Why teaching isn’t for me anymore

(Yesterday, I wrote about why teachers have to give so many tests, why students have to take them, the many recent changes to teaching and learning in Florida, and what happened when I had to give results that many 3rd graders and their parents considered life-or-death.)

Fall, 2006: I brought former Miami meteorologist Paul Deanno to visit Sibley Elementary’s Saturday Academy to teach about weather

I wasn’t an education major when I stepped into the classroom. I’d spent the past 12 years helping put on the news at TV stations. (Truth be told, I did look into teaching in Philadelphia, 2000-2001. I observed a middle school class but didn’t want to go for a master’s degree, and ended up at KYW). Years later, when I was producing Web sites for WFOR-WBFS-WTVX in Miami, a family friend (Lois) said she’d always seen me as an elementary school teacher. I looked into it, and it’s pretty easy in Florida. You need a college degree in anything, and have to pass the fingerprint test. The rest can be taken care of over three years.

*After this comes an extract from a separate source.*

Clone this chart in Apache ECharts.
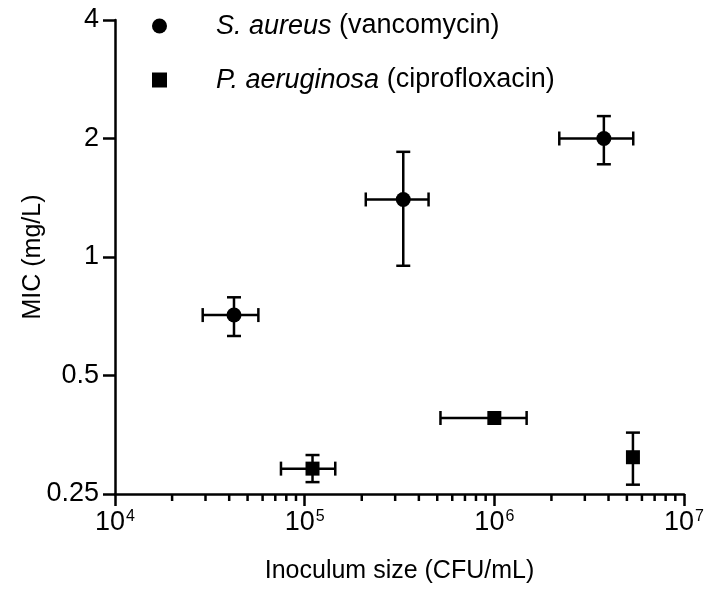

May, 2007: My father teaching my class about dentistry on Career Day. Very little on the walls due to 1st grade SAT testing.

I got my start when a teacher went on maternity leave in early 2006, and went to work halfway through the school year. It wasn’t easy. I knew how to photocopy and the other teachers helped me with plans and discipline. (That year, the administrators decided half the class should be good students and the other half, the opposite. Either the high achievers can help the low, or it was a recipe for disaster.)

I came to realize the teachers I respected the most, those who’d been doing it for 30+ years, were frustrated. They didn’t know what they were doing because of so many changes, and they freely admitted it (Sheila). I told a friend of the family (Kenny) who’d recently retired that I was starting to teach, and he asked, “Why?”

Fall, 2008: My class displayed Maurice Sendak’s Where the Wild Things Are for the school’s Fall Festival.

There’s not enough time to teach effectively. I totally understand fire drills but have problems with dances in the hope that students will do well (rather than as a reward for doing well) and going ice skating because the Winter Olympics were going on. Students need more time to meet tougher standards, don’t you think?

In many cases during my eight years of experience, the parents were part of the problem. Many didn’t show up at conferences. They didn’t get their children to preschool, so students started kindergarten with zero background. Often (again, from what I’ve seen), they’re too busy with their hair, tattoos, and cars to get their kids to school on time, pick them up on time, or make sure they do their homework — as if the teacher wants more papers to review.

August, 2011: My nephew Logan visited as I set up my 1st grade classroom.

The problem was the opposite at the private religious school where I was in the fall of 2013. It was a class system and it didn’t have anything to do with education, but money. Too many parents thought their kids were perfect and wouldn’t accept the truth. (And that’s why a lot of the kids went there.) I was forced to endure too many get-to-know-you activities, do-overs for bad grades (on teacher-prepared tests), not marking tardy if there was a train on the tracks around the starting time and, of course, Miami Dolphins Day. The list goes on because parents pay a fortune (at least to most of us) in tuition. Then, these students are pushed with after-school activities. They’ll never make it in the real world under these circumstances.  Private schools can get away with almost anything. I respect people who choose to pay for religious instruction, but not those who pay to take the easy way out because their children have issues and wouldn’t make it in public school.

March, 2012: Another of my students’ award-winning science projects, “Which Kind of Laundry Detergent Removes Dirt Stains Better, Liquid or Powder?”

By the way, money is the name of the game at all schools — public and private — and all levels of government. Don’t forget that. Look for bond initiatives and contracts for building and buying.


Unions in Florida are weak, because the land of sunshine is a right-to-work state. About half of the teachers take their union-negotiated salary and benefits without paying any union dues. Things would be better if unions could teach legislatures a thing or two. The United Teachers of Dade tried hard to recruit members. The Broward Teachers Union didn’t.

June, 2012: my name on Teacher of the Year marquee outside Sibley

I taught 1st grade most of the time, but also 2nd and 3rd. We do what we’re assigned, and that could change in the middle of the year. I was lucky. One coworker (Cindy) had to move to a different classroom four times in six years!

Some folks think teachers are lucky to get summers off. No. They’re planning the next year based on new standards, and taking new classes or tests to teach subjects they’ve been teaching successfully for 30 years. That includes one Ph.D., right Dr. G?

Some don’t like teachers getting paid more based on their experience. The thing is, they don’t get extra vacation time based on seniority like in the real world. New laws limit opportunities for tenure and seniority. Right now in Florida, new teachers won’t see a contract for a period of more than one year. Who would work under that?

Bottom line: I’m past teaching. Over it. Totally. Many of my students were nice and tried hard. Some of their parents were helpful and considerate. Even some administrators. I wish them all the absolute best and wish I had answers, but let someone else do the teaching.